The Innu and Algonkian had preserved a tradition of hunter-gatherers, some of them thought to have migrated from Maine, and the Iroquois stock. They lived in family bands, and each band has their own territory, (which was not the same as property to them). They were semi-nomadic and moved to other land if their game was not plentiful enough. Each were named after the totemic animal that they depended on most, which supplied them with bone for tools, fur for clothing, meat, etc. Thus were the porcupine, beaver, wolf, wolverine, caribou… they were more than just sustenance. Within the hunting territory, which was protected by the chiefs and passed down to the strongest or oldest of the males over generations, were natural boundaries. The outlines were governed most by a certain hill or valley, or stream that cut through, or certain types of forest. In harsher times, other hunting tribes would take from their land, and this was punishable. If animals were taken, it could mean death, but offerings of the meat and skin were given as respect. The land still was not thought of as owned, but merely an ephemeral ground to ensure continual survival. They could not conceive of property because to them, the land was shared by all tribes in the end. Why I relate this to my ancestors and myself is because of my own root beliefs, which are aligned closely to theirs and less influenced by the proto agricultural, industrial work based society where I now live. I would love to have a DNA test done sometime and see if any of the genes would match. If they had been moved to more appointed land over time and lost much of their spirituality yet retained the organic lifestyle, this could possibly be why my background is French/Northern Canadian.

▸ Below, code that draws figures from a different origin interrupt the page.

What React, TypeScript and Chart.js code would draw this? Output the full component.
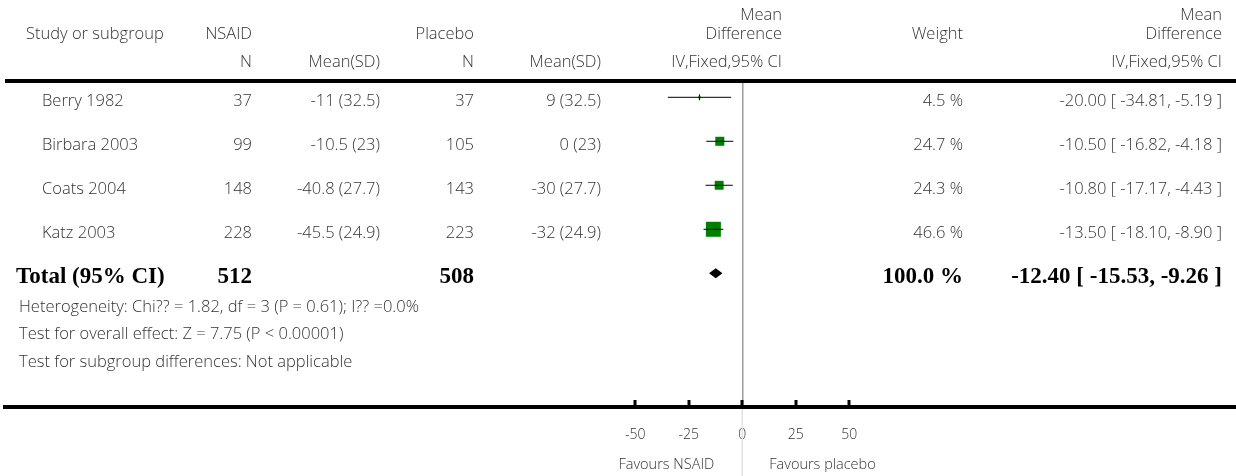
import React, { useEffect, useRef } from 'react';
import { Chart, registerables } from 'chart.js';

Chart.register(...registerables);

// Study rows
const studies = ['Berry 1982', 'Birbara 2003', 'Coats 2004', 'Katz 2003'];
const nsaidN = [37, 99, 148, 228];
const nsaidMeanSD = ['-11 (32.5)', '-10.5 (23)', '-40.8 (27.7)', '-45.5 (24.9)'];
const placeboN = [37, 105, 143, 223];
const placeboMeanSD = ['9 (32.5)', '0 (23)', '-30 (27.7)', '-32 (24.9)'];
const meanDiff = [-20.0, -10.5, -10.8, -13.5];
const ciLow = [-34.81, -16.82, -17.17, -18.1];
const ciHigh = [-5.19, -4.18, -4.43, -8.9];
const weights = [4.5, 24.7, 24.3, 46.6];

// Pooled result
const totalLabel = 'Total (95% CI)';
const totalN = [512, 508];
const totalWeight = 100.0;
const totalMD = -12.4;
const totalLow = -15.53;
const totalHigh = -9.26;

// Axis
const axisTicks = [-50, -25, 0, 25, 50];
const favoursLabels = ['Favours NSAID', 'Favours placebo'];

const footnotes = [
  'Heterogeneity: Chi?? = 1.82, df = 3 (P = 0.61); I?? =0.0%',
  'Test for overall effect: Z = 7.75 (P < 0.00001)',
  'Test for subgroup differences: Not applicable',
];

const W = 1236;
const H = 476;
const SANS = '"Open Sans", Lato, sans-serif';
const TEXT = '#333';

const fmt2 = (v: number) => v.toFixed(2);
const ciText = (m: number, lo: number, hi: number) => `${fmt2(m)} [ ${fmt2(lo)}, ${fmt2(hi)} ]`;

const tablePlugin = {
  id: 'forestTable',
  afterDraw(chart: any) {
    const { ctx } = chart;
    const xs = chart.scales.x;
    const ys = chart.scales.y;
    const area = chart.chartArea;
    const zeroX = xs.getPixelForValue(0);

    ctx.save();

    // lighter continuation of the null line below the axis
    ctx.strokeStyle = '#e2e2e2';
    ctx.lineWidth = 1.5;
    ctx.beginPath();
    ctx.moveTo(zeroX, area.bottom + 2);
    ctx.lineTo(zeroX, H);
    ctx.stroke();

    // tick marks rising from the axis
    ctx.fillStyle = '#000';
    axisTicks.forEach((v) => {
      const px = xs.getPixelForValue(v);
      ctx.fillRect(Math.round(px) - 1.5, area.bottom - 7, 3, 7);
    });

    // top rule under the header
    ctx.fillRect(5, 79, W - 5, 4);

    // pooled diamond
    const ty = ys.getPixelForValue(4);
    const lx = xs.getPixelForValue(totalLow);
    const mx = xs.getPixelForValue(totalMD);
    const hx = xs.getPixelForValue(totalHigh);
    ctx.beginPath();
    ctx.moveTo(lx, ty);
    ctx.lineTo(mx, ty - 5);
    ctx.lineTo(hx, ty);
    ctx.lineTo(mx, ty + 5);
    ctx.closePath();
    ctx.fill();

    const text = (s: string, x: number, y: number, align: CanvasTextAlign, font: string, color = TEXT) => {
      ctx.font = font;
      ctx.fillStyle = color;
      ctx.textAlign = align;
      ctx.textBaseline = 'middle';
      ctx.fillText(s, x, y);
    };
    const f = `300 16.5px ${SANS}`;

    // header
    text('Mean', 782, 15, 'right', f);
    text('Mean', 1222, 15, 'right', f);
    text('Study or subgroup', 26, 34, 'left', f);
    text('NSAID', 252, 34, 'right', f);
    text('Placebo', 474, 34, 'right', f);
    text('Difference', 782, 34, 'right', f);
    text('Weight', 963, 34, 'right', f);
    text('Difference', 1222, 34, 'right', f);
    text('N', 252, 62, 'right', f);
    text('Mean(SD)', 380, 62, 'right', f);
    text('N', 474, 62, 'right', f);
    text('Mean(SD)', 601, 62, 'right', f);
    text('IV,Fixed,95% CI', 782, 62, 'right', f);
    text('IV,Fixed,95% CI', 1222, 62, 'right', f);

    // study rows
    studies.forEach((name, i) => {
      const y = ys.getPixelForValue(i) + 4;
      text(name, 42, y, 'left', f);
      text(String(nsaidN[i]), 252, y, 'right', f);
      text(nsaidMeanSD[i], 380, y, 'right', f);
      text(String(placeboN[i]), 474, y, 'right', f);
      text(placeboMeanSD[i], 601, y, 'right', f);
      text(`${weights[i].toFixed(1)} %`, 963, y, 'right', f);
      text(ciText(meanDiff[i], ciLow[i], ciHigh[i]), 1222, y, 'right', f);
    });

    // total row
    const bf = 'bold 23px "Liberation Serif", serif';
    const by = ty + 4;
    text(totalLabel, 16, by, 'left', bf, '#000');
    text(String(totalN[0]), 252, by, 'right', bf, '#000');
    text(String(totalN[1]), 474, by, 'right', bf, '#000');
    text(`${totalWeight.toFixed(1)} %`, 963, by, 'right', bf, '#000');
    text(ciText(totalMD, totalLow, totalHigh), 1222, by, 'right', bf, '#000');

    // footnotes
    footnotes.forEach((s, i) => text(s, 19, 307 + i * 27.5, 'left', f));

    // favours labels
    text(favoursLabels[0], zeroX - 28, 465, 'right', `300 14.5px ${SANS}`);
    text(favoursLabels[1], zeroX + 27, 465, 'left', `300 14.5px ${SANS}`);

    ctx.restore();
  },
};

export default function App() {
  const ref = useRef<HTMLCanvasElement | null>(null);

  useEffect(() => {
    if (!ref.current) return;

    const ciSets = studies.map((_, i) => ({
      type: 'line' as const,
      data: [
        { x: ciLow[i], y: i },
        { x: ciHigh[i], y: i },
      ],
      borderColor: '#000',
      borderWidth: 1,
      pointRadius: 0,
      showLine: true,
      fill: false,
    }));

    // square side grows with study weight
    const boxRadius = weights.map((w) => (15 * Math.pow(w / 46.6, 0.8)) / Math.SQRT2);

    const chart = new Chart(ref.current, {
      type: 'scatter',
      data: {
        datasets: [
          ...ciSets,
          {
            type: 'scatter',
            data: meanDiff.map((m, i) => ({ x: m, y: i })),
            pointStyle: 'rect',
            pointRadius: boxRadius,
            backgroundColor: '#008000',
            borderWidth: 0,
          },
          {
            type: 'scatter',
            data: meanDiff.map((m, i) => ({ x: m, y: i })),
            pointStyle: 'line',
            rotation: 90,
            pointRadius: 3,
            borderColor: '#000',
            borderWidth: 1,
          },
        ],
      } as any,
      options: {
        animation: false,
        responsive: false,
        events: [],
        layout: { autoPadding: false, padding: { left: 5, right: 0, top: 83, bottom: 0 } },
        plugins: { legend: { display: false }, tooltip: { enabled: false } },
        scales: {
          x: {
            type: 'linear',
            min: -344.5,
            max: 230.7,
            afterBuildTicks: (s: any) => {
              s.ticks = axisTicks.map((v) => ({ value: v }));
            },
            afterFit: (s: any) => {
              s.height = 69;
              s.paddingLeft = 0;
              s.paddingRight = 0;
            },
            grid: {
              drawOnChartArea: true,
              drawTicks: false,
              lineWidth: 1.5,
              color: (c: any) => (c.tick && c.tick.value === 0 ? '#9c9c9c' : 'transparent'),
            },
            border: { display: true, color: '#000', width: 4 },
            ticks: {
              autoSkip: false,
              maxRotation: 0,
              padding: 20,
              color: TEXT,
              font: { family: SANS, size: 14, weight: '300' },
              callback: (v: any) => String(v),
            },
          },
          y: { type: 'linear', display: false, min: -0.325, max: 7.04, reverse: true },
        },
      } as any,
      plugins: [tablePlugin],
    });

    return () => chart.destroy();
  }, []);

  return (
    <div style={{ position: 'fixed', left: 0, top: 0, width: W, height: H, background: '#fff' }}>
      <canvas ref={ref} width={W} height={H} style={{ display: 'block', width: W, height: H }} />
    </div>
  );
}
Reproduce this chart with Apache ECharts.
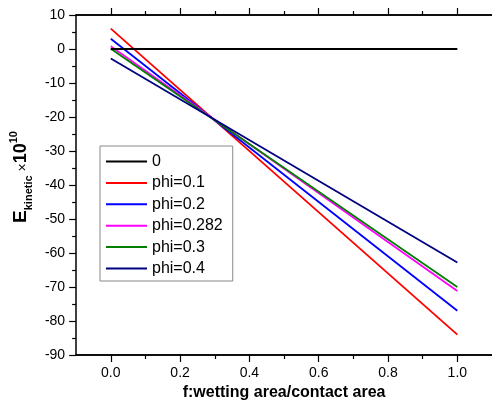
<!DOCTYPE html>
<html>
<head>
<meta charset="utf-8">
<script src="https://cdn.jsdelivr.net/npm/echarts@6/dist/echarts.min.js"></script>
<style>html,body{margin:0;padding:0;background:#fff;}#c{width:492px;height:406px;}</style>
</head>
<body>
<div id="c"></div>
<script>
// f values (x) and kinetic energy values (x 10^10)
const fValues = [0, 1];
const seriesNames = ['0', 'phi=0.1', 'phi=0.2', 'phi=0.282', 'phi=0.3', 'phi=0.4'];
const phi0 = [0, 0];
const phi01 = [6, -84];
const phi02 = [3, -77];
const phi0282 = [0.8, -71.2];
const phi03 = [0.1, -70];
const phi04 = [-2.8, -62.8];
const seriesColors = ['#000000', '#ff0000', '#0000ff', '#ff00ff', '#008000', '#000080'];
const xMajorTicks = [0, 0.2, 0.4, 0.6, 0.8, 1.0];
const xMinorTicks = [0.1, 0.3, 0.5, 0.7, 0.9];

const allValues = [phi0, phi01, phi02, phi0282, phi03, phi04];
const font = 'Liberation Sans, Arial, sans-serif';

function xAxisBase(pos, ticks, len, showLabel) {
  return {
    type: 'value', min: -0.1, max: 1.1, position: pos, offset: 0,
    axisLine: { show: true, onZero: false, lineStyle: { color: '#000', width: 1.5 } },
    axisTick: { show: true, customValues: ticks, length: len, inside: false, lineStyle: { color: '#000', width: 1.2 } },
    axisLabel: showLabel ? { show: true, customValues: ticks, margin: 11, color: '#000', fontSize: 14, fontFamily: font,
      formatter: v => v.toFixed(1) } : { show: false },
    splitLine: { show: false }
  };
}

const chart = echarts.init(document.getElementById('c'), null, { renderer: 'canvas' });
const xAxes = [
  Object.assign(xAxisBase('bottom', xMajorTicks, 7, true), {
    name: 'f:wetting area/contact area', nameLocation: 'middle', nameGap: 30,
    nameTextStyle: { fontSize: 16, fontWeight: 'bold', color: '#000', fontFamily: font }
  }),
  xAxisBase('bottom', xMinorTicks, 4, false),
  xAxisBase('top', xMajorTicks, 7, false),
  xAxisBase('top', xMinorTicks, 4, false)
];

chart.setOption({
  animation: false,
  backgroundColor: '#fff',
  grid: { left: 75, top: 15, width: 427, height: 344, containLabel: false },
  xAxis: xAxes,
  yAxis: {
    type: 'value', min: -90, max: 10, interval: 10,
    axisLine: { show: true, onZero: false, lineStyle: { color: '#000', width: 1.5 } },
    axisTick: { show: true, length: 7, inside: false, lineStyle: { color: '#000', width: 1.2 } },
    minorTick: { show: true, splitNumber: 2, length: 4, lineStyle: { color: '#000', width: 1.2 } },
    axisLabel: { margin: 11, color: '#000', fontSize: 14, fontFamily: font },
    splitLine: { show: false },
    name: '{E|E}{sub|kinetic}{x| ×}{ten|10}{sup|10}',
    nameLocation: 'middle', nameRotate: 90, nameGap: 44,
    nameTextStyle: {
      fontFamily: font, color: '#000', padding: [0, 0, 0, 16],
      rich: {
        E: { fontSize: 19, fontWeight: 'bold', fontFamily: font, color: '#000', verticalAlign: 'bottom', lineHeight: 22 },
        sub: { fontSize: 11, fontWeight: 'bold', fontFamily: font, color: '#000', verticalAlign: 'bottom', lineHeight: 14, padding: [0, 0, -4, 0] },
        x: { fontSize: 14, fontFamily: font, color: '#000', verticalAlign: 'bottom', lineHeight: 22 },
        ten: { fontSize: 18, fontWeight: 'bold', fontFamily: font, color: '#000', verticalAlign: 'bottom', lineHeight: 22 },
        sup: { fontSize: 11, fontWeight: 'bold', fontFamily: font, color: '#000', verticalAlign: 'top', lineHeight: 14 }
      }
    }
  },
  legend: {
    orient: 'vertical', left: 100, top: 146,
    padding: [7, 10, 4, 6],
    icon: 'rect',
    itemWidth: 41, itemHeight: 2, itemGap: 4.4,
    borderColor: '#888', borderWidth: 1, backgroundColor: '#fff',
    textStyle: { fontSize: 16, fontFamily: font, color: '#000', lineHeight: 17 },
    data: seriesNames
  },
  series: seriesNames.map((n, i) => ({
    name: n, type: 'line', xAxisIndex: 0,
    data: fValues.map((f, j) => [f, allValues[i][j]]),
    symbol: 'none', showSymbol: false,
    lineStyle: { color: seriesColors[i], width: 1.8 },
    itemStyle: { color: seriesColors[i] },
    z: i === 0 ? 3 : 2
  }))
});
</script>
</body>
</html>
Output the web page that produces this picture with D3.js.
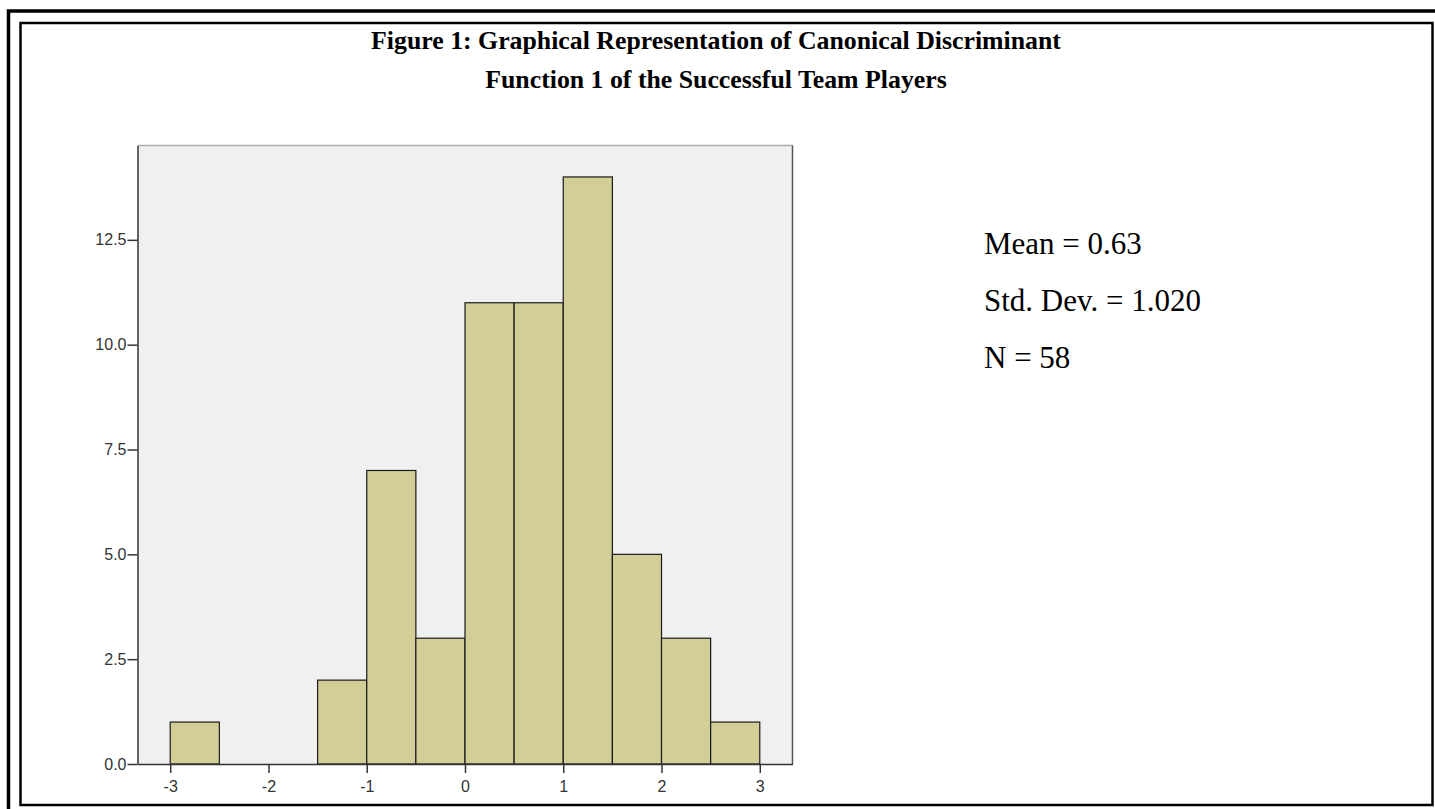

Some of this information may be merely an esoteric way of thinking for me, or it could be in my bloodline. At times, I do perceive it as more archaic because I have never really conformed to modernistic types of living. It supports my natural instincts, and constant spiritual connection with the primal needs. It is also my life path, to integrate the exact same dynamics and lifestyles the indigenous persons had with wilderness. This is empirical, not merely gnosis, my understanding of their culture will progress, and my integration will also involve as I become even more self aware and find the roots, whilst sowing my own growth. This I will be continuing to read into, and enveloping more here about what I can relate to.